No guests are as eagerly anticipated as the nesting mallards who visit every year in the spring for four or five weeks. Affectionately named “Donald” and “Daisy” by Chen, the mallards come to enjoy the peaceful pond and quiet setting Chen meticulously planned and executed.
“It’s a living Chinese landscape painting,” he says, referencing his favorite style of art. “It’s supposed to make people wonder, ‘where does the trail go?’”
In the late 1980s when Chen and his wife were looking to buy a house in the Omaha area, he already had a vision for the space. “Land options were limited—I sketched a landscape at each potential location.” He visualized a landscape which, much like the paintings he admires, forces the viewer to “stare for a while until the mind starts filling in the missing spaces you can’t see.”
What visitors always see is a cascading waterfall that empties into a koi pond surrounding a viewing deck. Beyond the pond is a variety of landscape details such as a hillside forest, and created hills and mounds. Walking among them feels like walking on a trail in the mountains. There is also a cave with a fire pit directly in front of it, and numerous trails that prove challenging hikes for visitors who want to explore. Places to sit and reflect are peppered throughout the space.
To call the space behind Chen’s house a “garden” does not do the area justice.
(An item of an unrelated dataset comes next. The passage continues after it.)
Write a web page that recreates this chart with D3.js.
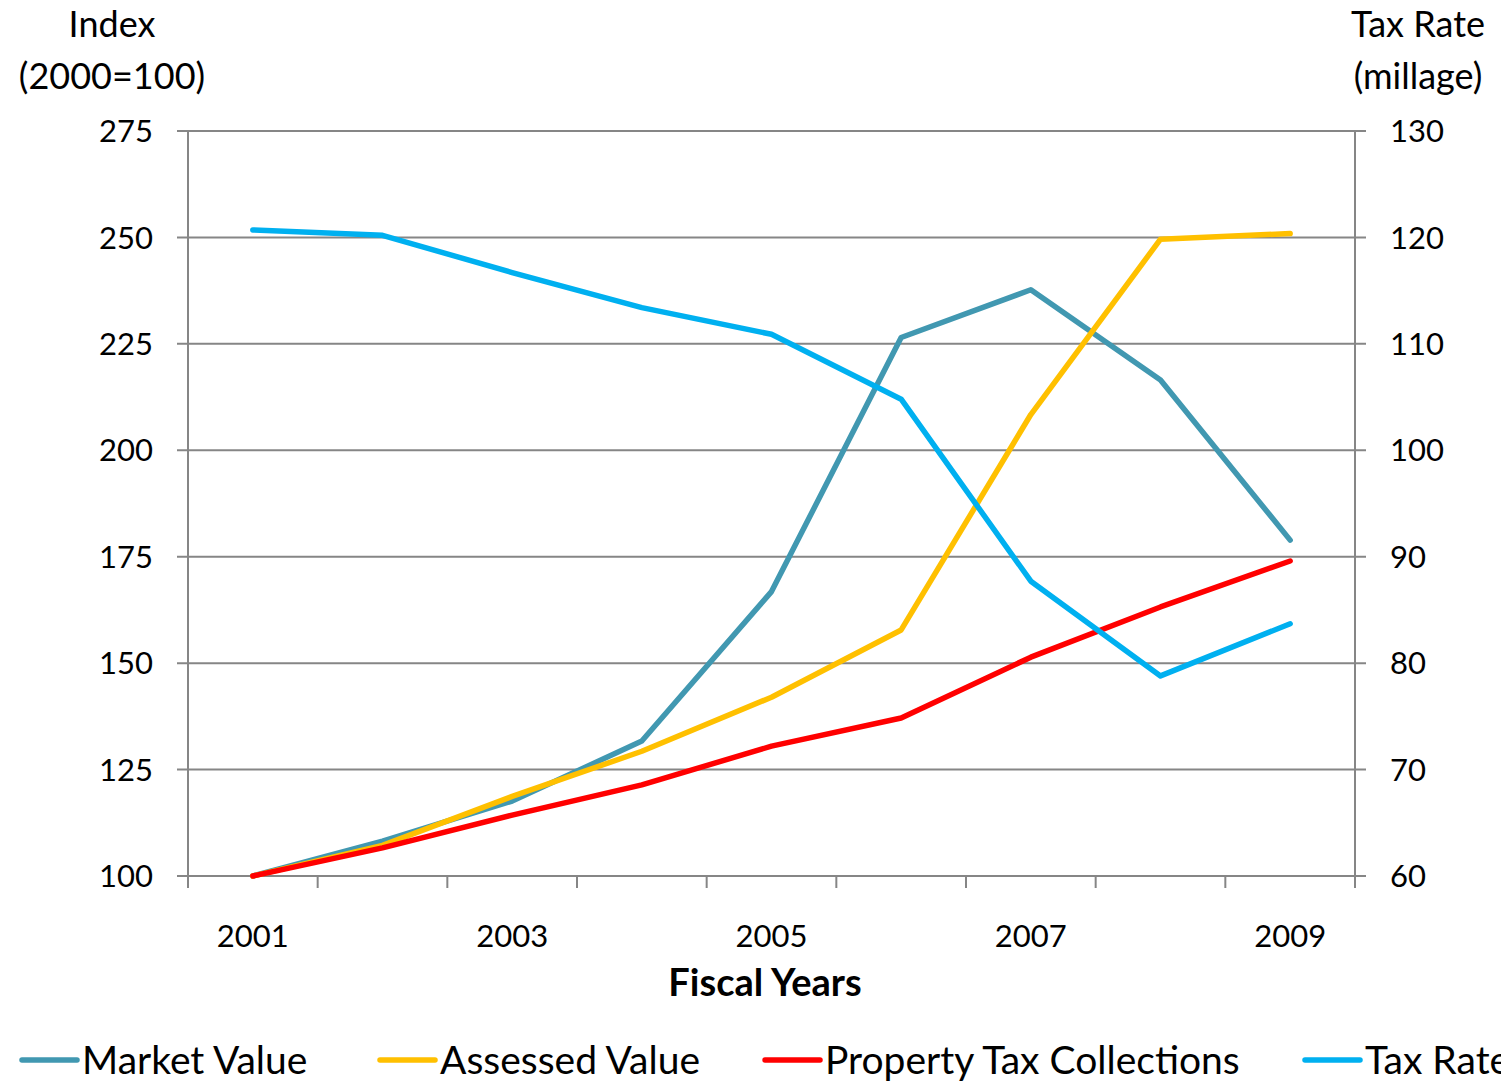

To say the creation of the space took some effort is another understatement.
Chen tells the story of the day Delwin Rogers of Rogers Sod Farm happened to stop by to see the space Chen was creating. “He looked around and said, ‘You look like someone who needs some boulders.’” Thus began the saga of acquiring the giant rocks necessary to bring Chen’s vision to life—including a 10-ton boulder that “made the neighbors think there was an earthquake” when it was unloaded from the truck. “My goodness, what a thud!” Chen remembers.
Chen named every trail that runs through his space. The two main trails—Ridge Trail and Rim Trail—meet up in various spots and combine into one on the west side of the house. He planted everything intentionally to achieve a “changing panorama of color and texture.”
Winter is a resting period. “The gardens are barren and have a quiet tranquility related to winter introspection,” Chen says. “Spring is a quickening of the pulse” and it’s when crocuses begin to bloom. Summer is when “the maturity of the garden displays itself,” he says. “Senses are engaged and new actors appear on the stage.” Fall is a “slowing down. It’s the last spark.”
Fall is Chen’s favorite time because it’s when he starts planning his planting for the next year. The space may look different from one year to another, yet it remains a delightful respite from the rigors of daily life and a hidden treasure in the Omaha area.